• Directive:
Single out the lines that include the word "this". Copy them.

• Input:
====================

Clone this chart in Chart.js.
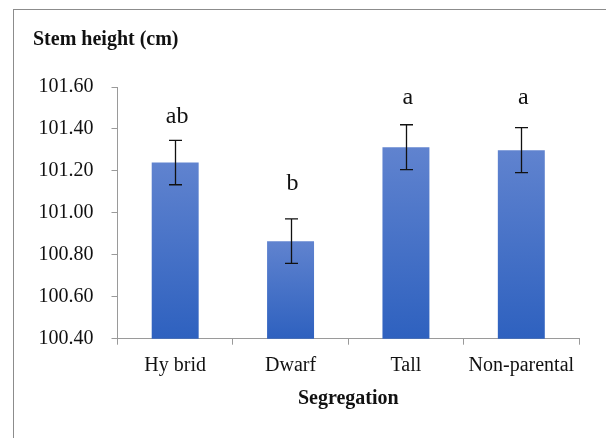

====================

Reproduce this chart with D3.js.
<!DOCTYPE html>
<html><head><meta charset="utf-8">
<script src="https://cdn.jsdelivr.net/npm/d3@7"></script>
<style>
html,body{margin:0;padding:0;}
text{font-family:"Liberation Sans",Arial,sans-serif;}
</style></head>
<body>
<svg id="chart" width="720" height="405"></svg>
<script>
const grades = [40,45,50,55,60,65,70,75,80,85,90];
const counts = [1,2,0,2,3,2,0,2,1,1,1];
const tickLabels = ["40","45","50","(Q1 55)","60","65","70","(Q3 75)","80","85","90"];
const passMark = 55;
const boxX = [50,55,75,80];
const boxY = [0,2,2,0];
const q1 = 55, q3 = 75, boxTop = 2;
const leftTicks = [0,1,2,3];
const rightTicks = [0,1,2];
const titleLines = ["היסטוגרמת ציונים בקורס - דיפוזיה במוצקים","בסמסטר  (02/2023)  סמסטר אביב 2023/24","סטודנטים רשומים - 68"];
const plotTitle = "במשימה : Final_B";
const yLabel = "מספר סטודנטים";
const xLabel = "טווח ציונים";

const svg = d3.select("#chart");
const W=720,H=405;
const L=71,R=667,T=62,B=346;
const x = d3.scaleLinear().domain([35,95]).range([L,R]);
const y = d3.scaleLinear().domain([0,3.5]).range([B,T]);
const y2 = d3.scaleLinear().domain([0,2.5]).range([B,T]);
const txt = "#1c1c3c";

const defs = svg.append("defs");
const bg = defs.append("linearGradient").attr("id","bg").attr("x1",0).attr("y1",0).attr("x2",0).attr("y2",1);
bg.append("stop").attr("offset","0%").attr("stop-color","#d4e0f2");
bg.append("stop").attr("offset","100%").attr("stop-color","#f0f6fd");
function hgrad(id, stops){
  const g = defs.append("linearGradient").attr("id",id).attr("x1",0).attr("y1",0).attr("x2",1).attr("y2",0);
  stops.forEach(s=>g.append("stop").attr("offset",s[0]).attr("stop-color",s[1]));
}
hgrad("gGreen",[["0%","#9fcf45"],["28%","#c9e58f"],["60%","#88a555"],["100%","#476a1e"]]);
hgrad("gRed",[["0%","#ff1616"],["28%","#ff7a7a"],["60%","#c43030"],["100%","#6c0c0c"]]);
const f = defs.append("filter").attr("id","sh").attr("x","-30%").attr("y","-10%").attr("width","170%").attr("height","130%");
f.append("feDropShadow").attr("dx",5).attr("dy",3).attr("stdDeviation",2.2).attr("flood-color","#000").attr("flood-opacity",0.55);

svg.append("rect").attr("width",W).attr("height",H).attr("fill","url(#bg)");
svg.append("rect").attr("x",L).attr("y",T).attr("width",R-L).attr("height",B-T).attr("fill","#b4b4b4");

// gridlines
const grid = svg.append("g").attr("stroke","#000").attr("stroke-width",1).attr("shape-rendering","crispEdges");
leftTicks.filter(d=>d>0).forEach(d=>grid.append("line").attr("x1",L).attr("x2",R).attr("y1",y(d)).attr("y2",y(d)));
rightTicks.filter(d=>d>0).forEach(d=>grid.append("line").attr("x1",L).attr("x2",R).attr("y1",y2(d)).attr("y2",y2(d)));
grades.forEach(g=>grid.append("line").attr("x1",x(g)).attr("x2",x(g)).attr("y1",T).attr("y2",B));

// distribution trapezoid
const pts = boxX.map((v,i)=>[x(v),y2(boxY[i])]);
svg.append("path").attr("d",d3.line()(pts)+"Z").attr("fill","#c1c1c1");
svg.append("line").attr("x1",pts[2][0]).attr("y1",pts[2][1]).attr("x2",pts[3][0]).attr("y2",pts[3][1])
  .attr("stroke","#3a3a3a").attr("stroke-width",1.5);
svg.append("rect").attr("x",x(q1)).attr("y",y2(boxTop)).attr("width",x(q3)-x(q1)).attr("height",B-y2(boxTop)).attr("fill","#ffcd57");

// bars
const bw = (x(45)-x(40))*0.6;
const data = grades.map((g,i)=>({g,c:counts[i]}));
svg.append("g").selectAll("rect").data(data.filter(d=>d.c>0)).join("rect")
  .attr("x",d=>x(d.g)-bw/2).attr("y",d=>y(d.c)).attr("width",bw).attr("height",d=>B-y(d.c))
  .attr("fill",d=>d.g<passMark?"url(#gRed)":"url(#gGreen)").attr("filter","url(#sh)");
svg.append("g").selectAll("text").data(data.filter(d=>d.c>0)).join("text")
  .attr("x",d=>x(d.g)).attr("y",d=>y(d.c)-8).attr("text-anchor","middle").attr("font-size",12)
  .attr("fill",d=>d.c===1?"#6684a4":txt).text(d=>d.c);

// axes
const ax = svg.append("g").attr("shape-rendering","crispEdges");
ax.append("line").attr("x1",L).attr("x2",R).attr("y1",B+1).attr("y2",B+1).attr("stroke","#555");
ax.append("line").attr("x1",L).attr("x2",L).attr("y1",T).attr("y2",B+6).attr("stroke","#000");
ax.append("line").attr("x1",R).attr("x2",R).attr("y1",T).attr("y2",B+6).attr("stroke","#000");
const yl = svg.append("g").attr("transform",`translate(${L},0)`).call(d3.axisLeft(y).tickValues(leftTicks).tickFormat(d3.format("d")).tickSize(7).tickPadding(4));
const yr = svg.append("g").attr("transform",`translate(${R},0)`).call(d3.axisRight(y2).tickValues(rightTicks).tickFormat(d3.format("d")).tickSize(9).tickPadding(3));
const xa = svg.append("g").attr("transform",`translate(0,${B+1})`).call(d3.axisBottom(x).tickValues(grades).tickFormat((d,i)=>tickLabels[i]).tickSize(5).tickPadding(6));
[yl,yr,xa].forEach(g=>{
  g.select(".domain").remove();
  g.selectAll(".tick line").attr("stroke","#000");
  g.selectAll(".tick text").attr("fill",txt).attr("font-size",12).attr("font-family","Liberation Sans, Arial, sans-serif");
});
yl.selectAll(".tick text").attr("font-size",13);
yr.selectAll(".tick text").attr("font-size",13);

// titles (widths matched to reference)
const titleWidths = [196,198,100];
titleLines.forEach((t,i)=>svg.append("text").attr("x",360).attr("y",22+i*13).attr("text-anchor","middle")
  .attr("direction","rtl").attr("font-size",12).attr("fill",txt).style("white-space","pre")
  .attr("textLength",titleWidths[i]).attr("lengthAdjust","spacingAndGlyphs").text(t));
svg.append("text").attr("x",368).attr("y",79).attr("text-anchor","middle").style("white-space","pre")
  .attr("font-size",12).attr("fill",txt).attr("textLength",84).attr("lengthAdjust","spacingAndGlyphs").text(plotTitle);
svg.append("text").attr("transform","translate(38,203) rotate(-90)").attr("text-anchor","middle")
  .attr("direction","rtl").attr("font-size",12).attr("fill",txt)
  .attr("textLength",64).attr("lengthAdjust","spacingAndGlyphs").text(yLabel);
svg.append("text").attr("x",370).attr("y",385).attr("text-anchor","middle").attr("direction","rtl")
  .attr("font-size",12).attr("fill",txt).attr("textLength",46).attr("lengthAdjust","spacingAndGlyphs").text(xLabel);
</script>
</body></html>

====================

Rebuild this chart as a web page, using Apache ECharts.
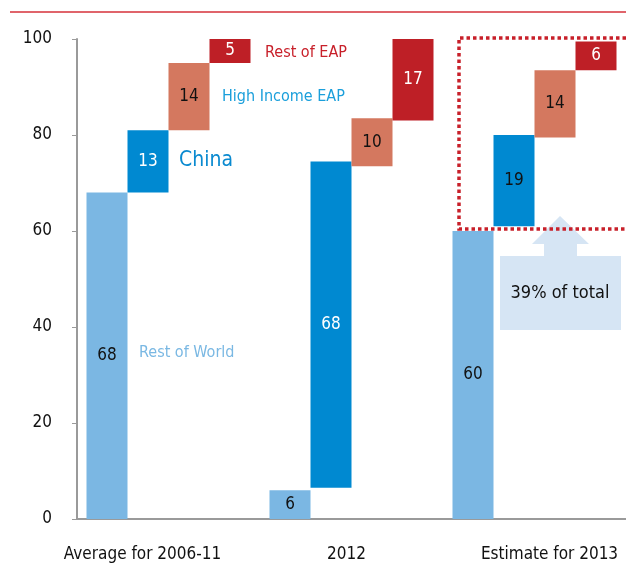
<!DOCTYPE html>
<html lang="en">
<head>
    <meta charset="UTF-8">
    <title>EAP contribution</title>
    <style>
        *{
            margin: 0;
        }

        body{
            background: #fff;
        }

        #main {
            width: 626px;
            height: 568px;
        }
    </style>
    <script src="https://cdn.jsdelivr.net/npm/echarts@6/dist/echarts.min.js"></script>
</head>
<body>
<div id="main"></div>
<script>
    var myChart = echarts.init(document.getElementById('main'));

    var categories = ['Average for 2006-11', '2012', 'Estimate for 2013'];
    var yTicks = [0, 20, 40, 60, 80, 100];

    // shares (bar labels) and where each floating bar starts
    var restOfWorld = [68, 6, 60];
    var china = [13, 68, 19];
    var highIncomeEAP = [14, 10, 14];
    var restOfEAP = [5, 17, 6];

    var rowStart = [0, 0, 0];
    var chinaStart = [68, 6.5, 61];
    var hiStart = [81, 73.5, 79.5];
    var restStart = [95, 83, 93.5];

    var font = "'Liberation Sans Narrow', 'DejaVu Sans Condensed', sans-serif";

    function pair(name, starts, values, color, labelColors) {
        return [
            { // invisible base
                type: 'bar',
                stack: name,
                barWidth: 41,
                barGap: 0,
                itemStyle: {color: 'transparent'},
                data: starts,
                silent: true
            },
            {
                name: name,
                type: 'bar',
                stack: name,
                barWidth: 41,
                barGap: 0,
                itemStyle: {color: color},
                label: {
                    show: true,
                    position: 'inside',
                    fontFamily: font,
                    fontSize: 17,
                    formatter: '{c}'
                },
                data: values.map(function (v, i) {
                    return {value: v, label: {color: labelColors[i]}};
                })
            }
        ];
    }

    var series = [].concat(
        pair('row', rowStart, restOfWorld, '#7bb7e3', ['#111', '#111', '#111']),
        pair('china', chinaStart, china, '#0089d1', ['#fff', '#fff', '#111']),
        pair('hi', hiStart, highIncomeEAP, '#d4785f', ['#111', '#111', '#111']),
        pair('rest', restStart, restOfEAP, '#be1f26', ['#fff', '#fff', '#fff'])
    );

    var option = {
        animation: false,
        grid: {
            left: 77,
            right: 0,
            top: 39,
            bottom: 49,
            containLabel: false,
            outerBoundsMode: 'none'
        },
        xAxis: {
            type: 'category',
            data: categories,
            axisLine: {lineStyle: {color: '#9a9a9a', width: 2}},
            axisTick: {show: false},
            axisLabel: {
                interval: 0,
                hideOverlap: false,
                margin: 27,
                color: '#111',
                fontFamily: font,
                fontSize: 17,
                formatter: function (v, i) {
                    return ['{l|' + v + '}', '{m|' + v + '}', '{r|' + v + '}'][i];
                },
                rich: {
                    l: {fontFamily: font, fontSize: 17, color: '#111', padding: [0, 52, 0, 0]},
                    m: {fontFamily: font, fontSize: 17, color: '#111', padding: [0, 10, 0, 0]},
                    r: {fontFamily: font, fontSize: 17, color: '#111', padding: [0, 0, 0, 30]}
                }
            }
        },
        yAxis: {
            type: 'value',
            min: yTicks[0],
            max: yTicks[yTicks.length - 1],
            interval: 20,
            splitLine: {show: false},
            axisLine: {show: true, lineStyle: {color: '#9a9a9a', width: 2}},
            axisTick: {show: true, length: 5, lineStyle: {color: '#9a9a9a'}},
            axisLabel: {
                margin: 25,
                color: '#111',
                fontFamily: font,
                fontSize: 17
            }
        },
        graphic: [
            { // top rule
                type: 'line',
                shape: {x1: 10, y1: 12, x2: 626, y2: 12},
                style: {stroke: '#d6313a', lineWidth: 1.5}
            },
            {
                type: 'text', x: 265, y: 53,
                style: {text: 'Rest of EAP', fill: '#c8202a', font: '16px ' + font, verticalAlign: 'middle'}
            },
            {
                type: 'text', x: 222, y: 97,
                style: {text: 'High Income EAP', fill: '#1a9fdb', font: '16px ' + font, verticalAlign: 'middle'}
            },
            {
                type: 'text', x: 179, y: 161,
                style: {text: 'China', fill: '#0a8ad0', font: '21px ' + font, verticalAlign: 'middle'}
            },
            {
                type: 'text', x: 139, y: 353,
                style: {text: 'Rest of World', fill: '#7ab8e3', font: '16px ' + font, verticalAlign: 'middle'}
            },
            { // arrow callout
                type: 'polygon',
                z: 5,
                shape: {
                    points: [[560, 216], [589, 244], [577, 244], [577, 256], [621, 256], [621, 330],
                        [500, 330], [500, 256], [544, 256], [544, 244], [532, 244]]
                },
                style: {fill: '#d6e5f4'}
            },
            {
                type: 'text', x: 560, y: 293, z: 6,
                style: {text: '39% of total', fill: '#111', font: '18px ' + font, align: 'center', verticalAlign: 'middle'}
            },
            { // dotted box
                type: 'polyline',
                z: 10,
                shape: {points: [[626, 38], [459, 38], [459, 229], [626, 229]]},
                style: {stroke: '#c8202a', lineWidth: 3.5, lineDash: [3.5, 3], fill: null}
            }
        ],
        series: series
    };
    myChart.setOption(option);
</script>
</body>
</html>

====================

• Full answer:
Clone this chart in Chart.js.
Reproduce this chart with D3.js.
Rebuild this chart as a web page, using Apache ECharts.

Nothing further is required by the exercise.